Ad club gains hands-on experience through contestNov. 7, 1997
By Traci Stevenson
Reporter for The Baylor Lariat
The Baylor Advertising Club, members of the 10th district of the American Advertising Federation (AAF), is involved in this year's 'College World Series of Advertising.'
The club is concentrating this year on developing an actual advertising campaign for Hallmark. According to Terry Roller, sponsor and art professor, the students do everything from marketing to designing.
The club is given a $75 million budget and it is their goal to tell Hallmark the most effective way to spend the money on advertising, Cheryl Conn, an Arlington junior and president of the advertising club, said.
'(The ad club) gives students a way to express their creativity in a hands-on experience, while networking with professional advertisers,' Conn said.
Although the organization is open to all majors, the club would like to recruit individuals interested in creative writing, music, acting, radio/television, marketing, research and multi-media, Roller said.
'The club is a wonderful opportunity for Baylor, because we have all the necessary departments on campus and they are able to network together for this project,' Roller said.
According to Gwynn Slavik, AES district coordinator for the competition and account executive and print production of Fletcher Communications, the advertising campaign the students present is probably 'the most impressive portfolio piece' the students gain during their college careers.
Although only five people are allowed to present the campaign at the competition, there are other areas, such as marketing, communications, creativity, media and production, that one can become involved in, Roller said.
Currently, the club is focusing on demographically locating a test market, continuing to stress branding (for example, people looking on the back to notice the Hallmark logo) and researching the company in general, Roller said.
The students not only research the company, but their competitors as well.
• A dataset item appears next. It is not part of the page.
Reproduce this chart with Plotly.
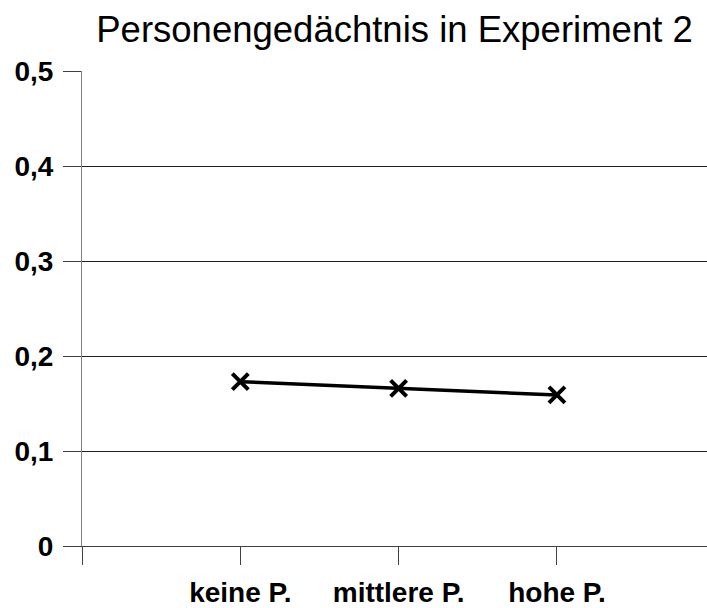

According to Roller, the group is focusing on encouraging customers to go out of their way to get a Hallmark card, as opposed to grabbing convenient cards at the grocery store.
The competition, which is the focus of the advertising club, takes place on April 16 in the Texas Room of the Waco Convention Center. According to Slavik, the competition will be judged by three professionals in the advertising field outside of the 10th district. The judges are unknown until right before the competition and they have no connection to any of the universities involved, she said.
By winning this competition, the students and the university gain prestige and recognition among all universities and employers, Conn said.
'The students gain tremendous prestige whether they win or lose, the people will leave the competition with lots of 'send me your resumes' and at times out and out job offers,' Roller said. 'It is a great networking system.'
'The students gain actual real-life experience,' Slavik said. 'It is the closest thing to an actual real-life job, without having a job.'
The advertising club usually meets at 7 p.m. on Thursdays in room 113 Hankamer.